Kapan Wartawan Datang ke Perpustakaan? (Artikel Hari Buku Sedunia yang Terlambat)
Jadi jika ada wartawan atau jurnalis yang tidak akrab dengan perpustakaan atau tidak pernah berkunjung ke perpustakaan, maka dapat dikatakan wartawan itu tergolong miskin pengetahuan dan informasi. Walau ada membela diri, untuk mencari referensi atau informasi kan bisa berselancar di dunia maya dengan menggunakan mesin pencari yang ada.

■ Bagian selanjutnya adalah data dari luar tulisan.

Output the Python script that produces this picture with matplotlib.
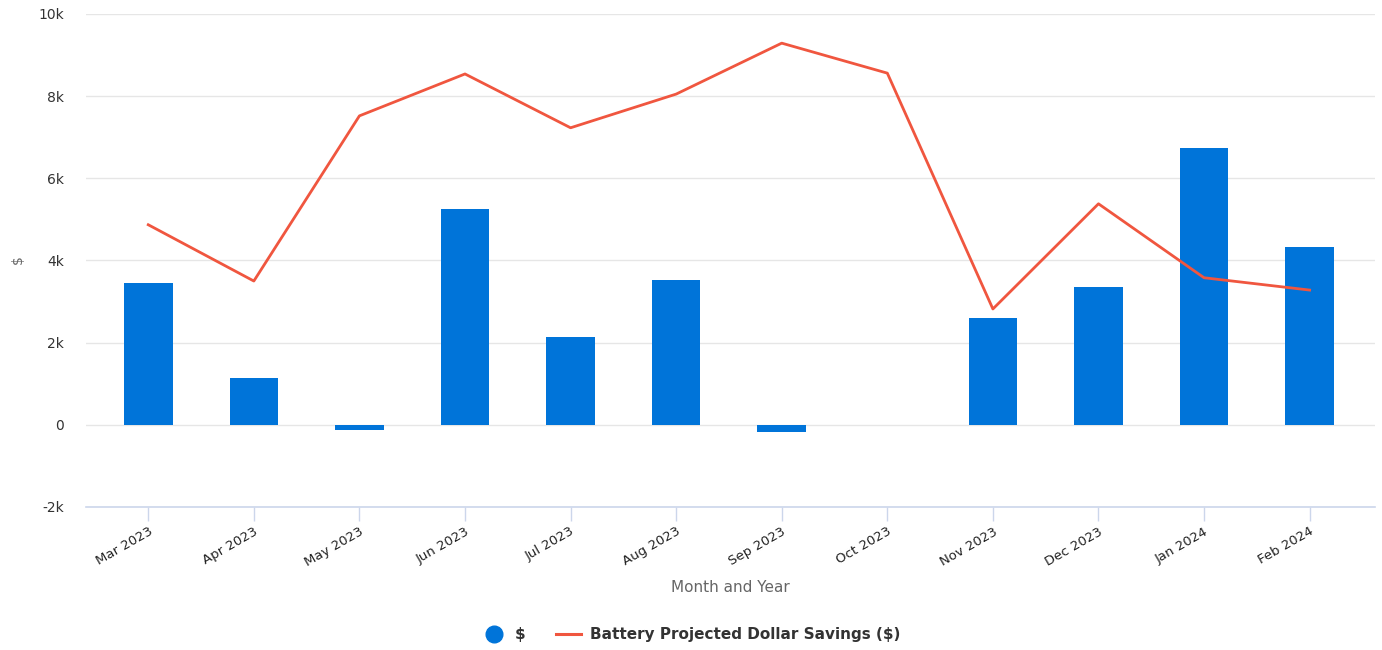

Menggunakan internet dengan memanfaatkan mesin pencari, memang terasa memudahkan kerja seorang wartawan. Namun waspada seperti ditulis Bagja Hidayat wartawan Tempo dalam sebuah artikelnya, “Internet mengkhawatirkan karena ia memudahkan hal-ihwal. Internet membuat cemas karena telah membuat kita malas”.

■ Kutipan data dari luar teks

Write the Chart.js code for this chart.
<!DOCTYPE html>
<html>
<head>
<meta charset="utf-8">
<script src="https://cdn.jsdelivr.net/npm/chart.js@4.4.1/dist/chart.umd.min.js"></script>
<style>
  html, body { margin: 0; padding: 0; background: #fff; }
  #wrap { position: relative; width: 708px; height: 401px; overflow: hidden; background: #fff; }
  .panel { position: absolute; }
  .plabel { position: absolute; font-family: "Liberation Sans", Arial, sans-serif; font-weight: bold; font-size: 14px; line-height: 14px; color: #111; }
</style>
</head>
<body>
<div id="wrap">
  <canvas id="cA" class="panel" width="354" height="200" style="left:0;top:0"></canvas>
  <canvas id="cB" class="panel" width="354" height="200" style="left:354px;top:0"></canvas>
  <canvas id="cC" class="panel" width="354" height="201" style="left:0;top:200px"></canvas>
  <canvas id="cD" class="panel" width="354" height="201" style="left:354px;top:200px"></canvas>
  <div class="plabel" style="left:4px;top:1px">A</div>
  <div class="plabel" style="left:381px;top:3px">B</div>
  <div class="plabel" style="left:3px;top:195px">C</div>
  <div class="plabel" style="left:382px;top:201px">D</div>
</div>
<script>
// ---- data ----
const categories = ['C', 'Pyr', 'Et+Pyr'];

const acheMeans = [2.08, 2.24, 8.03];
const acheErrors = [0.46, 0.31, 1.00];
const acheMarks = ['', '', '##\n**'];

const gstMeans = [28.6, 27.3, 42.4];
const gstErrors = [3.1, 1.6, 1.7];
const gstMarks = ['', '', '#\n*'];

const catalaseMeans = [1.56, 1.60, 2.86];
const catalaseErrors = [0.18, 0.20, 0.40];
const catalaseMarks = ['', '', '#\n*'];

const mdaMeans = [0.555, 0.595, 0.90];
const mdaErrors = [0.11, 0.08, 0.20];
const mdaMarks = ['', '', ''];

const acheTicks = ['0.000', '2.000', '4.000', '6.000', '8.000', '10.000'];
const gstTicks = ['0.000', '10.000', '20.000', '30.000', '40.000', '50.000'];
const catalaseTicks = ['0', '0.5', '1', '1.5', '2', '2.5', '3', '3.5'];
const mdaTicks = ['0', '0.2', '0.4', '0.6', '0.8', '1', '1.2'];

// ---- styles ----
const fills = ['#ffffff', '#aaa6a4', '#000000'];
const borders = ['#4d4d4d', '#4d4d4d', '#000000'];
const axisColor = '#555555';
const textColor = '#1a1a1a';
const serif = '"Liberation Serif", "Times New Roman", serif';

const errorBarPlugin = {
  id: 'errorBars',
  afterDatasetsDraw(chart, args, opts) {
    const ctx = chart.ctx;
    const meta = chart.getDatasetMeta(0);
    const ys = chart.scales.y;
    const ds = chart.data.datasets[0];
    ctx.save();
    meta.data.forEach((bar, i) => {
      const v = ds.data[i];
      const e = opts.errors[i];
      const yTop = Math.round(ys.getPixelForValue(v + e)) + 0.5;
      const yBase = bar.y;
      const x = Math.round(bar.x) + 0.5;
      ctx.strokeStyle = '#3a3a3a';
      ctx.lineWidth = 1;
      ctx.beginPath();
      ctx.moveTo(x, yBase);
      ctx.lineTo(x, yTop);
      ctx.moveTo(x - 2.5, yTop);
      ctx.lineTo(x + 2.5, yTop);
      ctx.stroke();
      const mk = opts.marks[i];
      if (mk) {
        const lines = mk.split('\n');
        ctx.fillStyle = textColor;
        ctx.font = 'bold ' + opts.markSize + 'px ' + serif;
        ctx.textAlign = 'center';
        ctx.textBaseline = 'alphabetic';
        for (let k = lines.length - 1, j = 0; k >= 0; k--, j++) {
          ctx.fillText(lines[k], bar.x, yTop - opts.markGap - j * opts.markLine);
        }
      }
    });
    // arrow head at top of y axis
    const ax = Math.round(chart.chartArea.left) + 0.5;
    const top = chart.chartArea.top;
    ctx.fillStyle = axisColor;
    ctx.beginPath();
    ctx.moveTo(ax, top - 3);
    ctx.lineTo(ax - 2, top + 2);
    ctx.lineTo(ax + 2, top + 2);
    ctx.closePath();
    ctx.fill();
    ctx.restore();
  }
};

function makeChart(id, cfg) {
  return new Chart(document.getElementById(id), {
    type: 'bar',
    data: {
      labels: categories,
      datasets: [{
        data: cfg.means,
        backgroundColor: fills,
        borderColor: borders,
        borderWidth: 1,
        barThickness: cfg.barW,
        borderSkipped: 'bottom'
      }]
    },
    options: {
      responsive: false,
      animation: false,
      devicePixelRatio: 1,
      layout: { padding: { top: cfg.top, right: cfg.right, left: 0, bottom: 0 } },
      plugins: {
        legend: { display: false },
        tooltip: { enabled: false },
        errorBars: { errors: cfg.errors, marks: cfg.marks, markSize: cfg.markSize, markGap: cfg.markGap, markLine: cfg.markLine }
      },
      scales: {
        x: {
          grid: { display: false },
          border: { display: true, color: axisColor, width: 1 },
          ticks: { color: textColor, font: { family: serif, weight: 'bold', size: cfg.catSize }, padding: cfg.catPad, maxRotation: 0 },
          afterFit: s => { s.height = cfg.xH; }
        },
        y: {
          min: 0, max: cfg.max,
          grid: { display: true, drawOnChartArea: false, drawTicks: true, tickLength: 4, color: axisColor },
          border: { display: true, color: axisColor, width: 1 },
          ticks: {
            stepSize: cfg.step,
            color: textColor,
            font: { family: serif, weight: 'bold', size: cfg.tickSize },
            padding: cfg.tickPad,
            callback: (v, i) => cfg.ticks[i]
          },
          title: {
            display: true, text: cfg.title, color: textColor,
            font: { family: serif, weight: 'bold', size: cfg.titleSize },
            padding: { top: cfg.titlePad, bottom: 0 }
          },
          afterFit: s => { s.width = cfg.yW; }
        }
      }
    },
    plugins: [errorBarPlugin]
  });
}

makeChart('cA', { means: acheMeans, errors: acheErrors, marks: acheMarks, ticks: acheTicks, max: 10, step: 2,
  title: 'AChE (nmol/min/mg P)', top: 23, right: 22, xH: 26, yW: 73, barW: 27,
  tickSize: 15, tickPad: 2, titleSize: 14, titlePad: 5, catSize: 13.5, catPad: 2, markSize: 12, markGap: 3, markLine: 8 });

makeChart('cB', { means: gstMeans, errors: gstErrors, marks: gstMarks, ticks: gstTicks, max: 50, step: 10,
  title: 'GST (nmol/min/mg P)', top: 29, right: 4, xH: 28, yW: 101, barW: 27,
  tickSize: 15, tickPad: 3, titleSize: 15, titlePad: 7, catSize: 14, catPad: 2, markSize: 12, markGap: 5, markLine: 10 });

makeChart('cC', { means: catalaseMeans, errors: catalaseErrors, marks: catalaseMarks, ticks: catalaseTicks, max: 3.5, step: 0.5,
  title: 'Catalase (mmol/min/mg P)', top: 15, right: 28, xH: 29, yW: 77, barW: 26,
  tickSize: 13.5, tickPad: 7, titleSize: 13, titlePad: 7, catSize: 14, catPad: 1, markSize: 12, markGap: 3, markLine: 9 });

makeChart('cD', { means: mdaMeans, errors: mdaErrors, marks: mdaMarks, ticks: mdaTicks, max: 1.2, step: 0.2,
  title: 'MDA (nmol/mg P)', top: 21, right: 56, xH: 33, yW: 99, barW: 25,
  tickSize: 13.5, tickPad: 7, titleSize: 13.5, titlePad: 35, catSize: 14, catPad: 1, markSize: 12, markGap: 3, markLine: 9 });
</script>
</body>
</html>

Menurut Bagja, wartawan dulu, jika akan menulis, cuma mengandalkan bahan-bahan yang dicetak. Wartawan itu harus berkutat di perpustakaan, membaca banyak buku-tentu saja tidak dengan sambil lalu-untuk mencari perspektif dari apa yang akan ia tulis. Ia menandai bahan-bahan penting, lalu menyusunnya agar mudah ditemukan ketika proses menulis dimulai. Pendeknya, menulis adalah sebuah kerja yang militan.
Intellectual Action
Pada momen peringatan Hari Buku Sedunia 2024, masih adakah ditemukan wartawan yang datang ke perpustakaan lalu meminjam beberapa judul buku sesuai dengan kebutuhan dan kembali ka kantor redaksi tempatnya bekerja, meletakan buku tersebut di atas meja kerjanya, lalu membacanya. Mungkin sudah jarang dijumpai pemandangan seperti itu.
Bagaimana seorang wartawan bisa menulis atau menerbitkan sebuah buku jika tidak pernah terlihat datang ke pustakaan atau ke toko buku kemudian membaca buku. Menulis buku bagi seorang wartawan seperti menurut Jakob Oetama “Buku adalah mahkota wartawan”.